Les castagnettes de Carmen # 16
Mozart et Salieri de Nikolai Rimski-Korsakov à l’Opéra de Lyon du 31 octobre au 7 novembre 2017
Format court et distribution réduite mais belle densité en ce début novembre à l’Opéra de Lyon. Il n’était en effet pas besoin de plus d’une petite heure à Rimski-Korsakov pour mettre en musique le Mozart et Salieri rédigé une soixantaine d’années plus tôt par Pouchkine. Deux scènes, deux interprètes (plus un rôle muet), une partition nuancée, un livret reposant sur une mise en abyme — un opéra consacré à la rivalité entre deux compositeurs d’opéra — et l’œuvre est complète, qui invite à méditer sur les ressorts de la création.
La légende est connue : musicien laborieux et jaloux, Salieri aurait assassiné son rival Mozart, tant le génie de ce dernier faisait ressortir sa propre médiocrité. Pouchkine en a livré une expression poétique qui, plutôt que sur une antinomie radicale entre les deux musiciens (ce que fait en version cinématographique l’Amadeus de Milos Forman), met l’accent sur le doute sur sa propre valeur et l’ambiguïté de la reconnaissance.
Certes, Salieri et Mozart sont présentés comme deux incarnations opposées de l’artiste. C’est avec un sérieux tout scientifique que le premier aborde l’art musical, qu’il n’a fini par maîtriser que par « une persévérance acharnée et tenace ». Arrivé au soir de sa vie, ce tâcheron constate avec amertume qu’il a tout sacrifié à sa muse alors que, de son côté, Mozart paraît créer sans effort (il a noté dans la nuit « deux ou trois idées » qui se révèlent magistrales) tout en jouissant de l’existence (il fréquente les auberges, trouve le temps de jouer avec son fils, mène une vie heureuse avec sa femme) (1).
Ce sont deux rapports à l’existence et à la création — l’un austère et l’autre hédoniste — qui s’opposent ici, plus que deux statures musicales. Mozart considère Salieri comme son égal, un autre de ces « fils de l’harmonie » qui « ne servent que le beau » ; c’est Salieri qui tend lui-même à se rabaisser en se (dé)considérant comme un « fils de poussière » à l’aune d’un « chérubin » composant des « chants célestes ». La mise en scène de Jean Lacornerie suggère cette égalité lorsqu’elle revêt les deux personnages des mêmes costumes mais la métaphore du duel qui l’inspire tend à insister sur la rivalité en alourdissant le trait. Si elle entre en écho avec le destin tragique de Pouchkine, lui-même mort en duel, elle donne finalement la primauté à la vision aigrie et verticale de Salieri aux dépens de l’hédonisme mozartien indifférent aux hiérarchies.
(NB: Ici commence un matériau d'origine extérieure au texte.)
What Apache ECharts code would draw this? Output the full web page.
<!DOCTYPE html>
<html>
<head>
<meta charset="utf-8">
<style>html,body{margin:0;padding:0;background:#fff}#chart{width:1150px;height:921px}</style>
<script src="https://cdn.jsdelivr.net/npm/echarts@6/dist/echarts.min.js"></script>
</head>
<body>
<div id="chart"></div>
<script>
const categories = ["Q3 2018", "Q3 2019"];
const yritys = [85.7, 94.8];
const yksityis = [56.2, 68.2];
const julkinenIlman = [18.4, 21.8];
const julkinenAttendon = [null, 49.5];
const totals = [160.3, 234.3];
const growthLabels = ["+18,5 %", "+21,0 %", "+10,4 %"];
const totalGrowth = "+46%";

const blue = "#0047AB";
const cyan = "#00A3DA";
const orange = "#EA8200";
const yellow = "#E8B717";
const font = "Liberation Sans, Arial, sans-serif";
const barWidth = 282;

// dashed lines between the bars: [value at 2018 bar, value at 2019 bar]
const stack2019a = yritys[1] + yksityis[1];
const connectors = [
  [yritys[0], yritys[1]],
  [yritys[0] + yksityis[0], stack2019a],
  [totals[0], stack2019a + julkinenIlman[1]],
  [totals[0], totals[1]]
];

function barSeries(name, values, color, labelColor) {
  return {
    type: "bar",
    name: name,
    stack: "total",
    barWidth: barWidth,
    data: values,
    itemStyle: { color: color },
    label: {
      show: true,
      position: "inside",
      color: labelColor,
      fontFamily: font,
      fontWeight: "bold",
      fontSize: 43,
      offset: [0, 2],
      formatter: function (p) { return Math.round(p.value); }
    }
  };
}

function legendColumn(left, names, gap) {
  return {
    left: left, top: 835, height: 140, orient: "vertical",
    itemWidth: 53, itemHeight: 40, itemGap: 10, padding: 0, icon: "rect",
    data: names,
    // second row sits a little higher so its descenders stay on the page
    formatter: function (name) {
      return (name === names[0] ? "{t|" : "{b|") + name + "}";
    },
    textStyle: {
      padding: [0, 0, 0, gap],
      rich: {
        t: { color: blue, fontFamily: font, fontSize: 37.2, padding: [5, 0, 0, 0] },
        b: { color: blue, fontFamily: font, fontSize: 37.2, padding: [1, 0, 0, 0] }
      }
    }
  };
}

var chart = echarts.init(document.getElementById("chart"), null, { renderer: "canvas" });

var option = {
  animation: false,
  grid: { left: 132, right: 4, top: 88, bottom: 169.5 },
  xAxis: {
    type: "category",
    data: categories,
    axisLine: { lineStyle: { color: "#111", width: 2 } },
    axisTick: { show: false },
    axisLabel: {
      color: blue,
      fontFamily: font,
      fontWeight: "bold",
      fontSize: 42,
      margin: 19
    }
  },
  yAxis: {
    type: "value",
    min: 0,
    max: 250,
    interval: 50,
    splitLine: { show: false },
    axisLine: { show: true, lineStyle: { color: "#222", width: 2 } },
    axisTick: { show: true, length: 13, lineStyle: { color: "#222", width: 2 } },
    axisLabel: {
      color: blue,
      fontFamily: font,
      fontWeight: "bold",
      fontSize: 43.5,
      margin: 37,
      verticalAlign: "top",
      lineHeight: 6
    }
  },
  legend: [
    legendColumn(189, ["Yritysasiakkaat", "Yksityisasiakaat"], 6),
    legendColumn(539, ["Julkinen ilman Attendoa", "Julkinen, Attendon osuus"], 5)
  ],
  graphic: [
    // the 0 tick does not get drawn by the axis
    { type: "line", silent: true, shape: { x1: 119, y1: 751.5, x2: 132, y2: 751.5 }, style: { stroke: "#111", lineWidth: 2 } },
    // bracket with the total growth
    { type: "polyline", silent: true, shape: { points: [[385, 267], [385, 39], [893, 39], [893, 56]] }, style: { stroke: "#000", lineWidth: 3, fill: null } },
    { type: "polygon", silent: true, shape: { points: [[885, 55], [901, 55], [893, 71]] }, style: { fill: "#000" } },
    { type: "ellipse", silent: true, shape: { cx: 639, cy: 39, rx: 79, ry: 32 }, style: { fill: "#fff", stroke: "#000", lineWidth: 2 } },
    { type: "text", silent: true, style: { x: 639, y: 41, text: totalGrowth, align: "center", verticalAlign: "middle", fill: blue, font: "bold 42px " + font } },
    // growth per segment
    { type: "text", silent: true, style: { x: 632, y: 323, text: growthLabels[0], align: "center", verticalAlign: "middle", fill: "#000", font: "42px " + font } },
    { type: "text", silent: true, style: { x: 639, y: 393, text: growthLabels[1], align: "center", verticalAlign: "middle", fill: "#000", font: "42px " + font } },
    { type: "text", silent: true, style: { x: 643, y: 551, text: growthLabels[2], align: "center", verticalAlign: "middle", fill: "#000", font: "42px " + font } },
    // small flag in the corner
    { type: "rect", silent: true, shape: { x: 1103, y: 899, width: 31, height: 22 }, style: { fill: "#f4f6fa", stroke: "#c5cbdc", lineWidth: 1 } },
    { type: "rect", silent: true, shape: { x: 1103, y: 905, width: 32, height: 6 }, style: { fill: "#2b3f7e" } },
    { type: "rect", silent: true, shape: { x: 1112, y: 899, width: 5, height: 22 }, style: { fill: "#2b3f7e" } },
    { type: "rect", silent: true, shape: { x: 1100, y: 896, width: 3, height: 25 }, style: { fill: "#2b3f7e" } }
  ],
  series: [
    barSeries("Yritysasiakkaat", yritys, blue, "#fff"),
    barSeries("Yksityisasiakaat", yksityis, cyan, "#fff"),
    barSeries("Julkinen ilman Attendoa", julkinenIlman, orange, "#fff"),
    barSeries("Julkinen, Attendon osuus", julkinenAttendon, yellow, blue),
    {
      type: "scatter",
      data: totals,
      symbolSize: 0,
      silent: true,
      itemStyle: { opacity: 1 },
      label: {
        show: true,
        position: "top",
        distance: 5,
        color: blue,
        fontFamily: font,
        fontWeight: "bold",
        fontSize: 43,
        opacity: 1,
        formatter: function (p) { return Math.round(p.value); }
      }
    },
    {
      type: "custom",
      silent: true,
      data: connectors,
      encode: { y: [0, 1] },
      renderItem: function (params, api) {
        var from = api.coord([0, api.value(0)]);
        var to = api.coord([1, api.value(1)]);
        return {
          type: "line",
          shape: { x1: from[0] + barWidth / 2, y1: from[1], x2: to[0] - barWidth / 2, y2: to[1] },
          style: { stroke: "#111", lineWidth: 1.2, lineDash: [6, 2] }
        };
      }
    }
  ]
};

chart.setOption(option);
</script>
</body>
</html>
Malgré la projection de quelques images à l’esthétique discutable, le décor (Bruno de Lavenère) et les lumières (David Debrinay) nimbent l’intrigue d’une atmosphère neigeuse où se déploie la direction maîtrisée de Pierre Bleuse et où s’épanouit l’égal talent des deux chanteurs, Pawel Kolodziej (Salieri) et Valentya Dytiuk (Mozart). Pour être bref, le plaisir musical n’en est pas moins véritable.
Carmen S.
1. L’œuvre oppose ainsi un Mozart jouisseur à un Salieri frustré. Ce sont pourtant ses frustrations sociales de « musicien bourgeois dans une société de cour » qui, selon le sociologue Norbert Elias, ont été responsables de la mort prématurée du compositeur de L’Enlèvement au sérail. Voir Norbert Elias, Mozart, sociologie d’un génie, Paris, Le Seuil, 1991.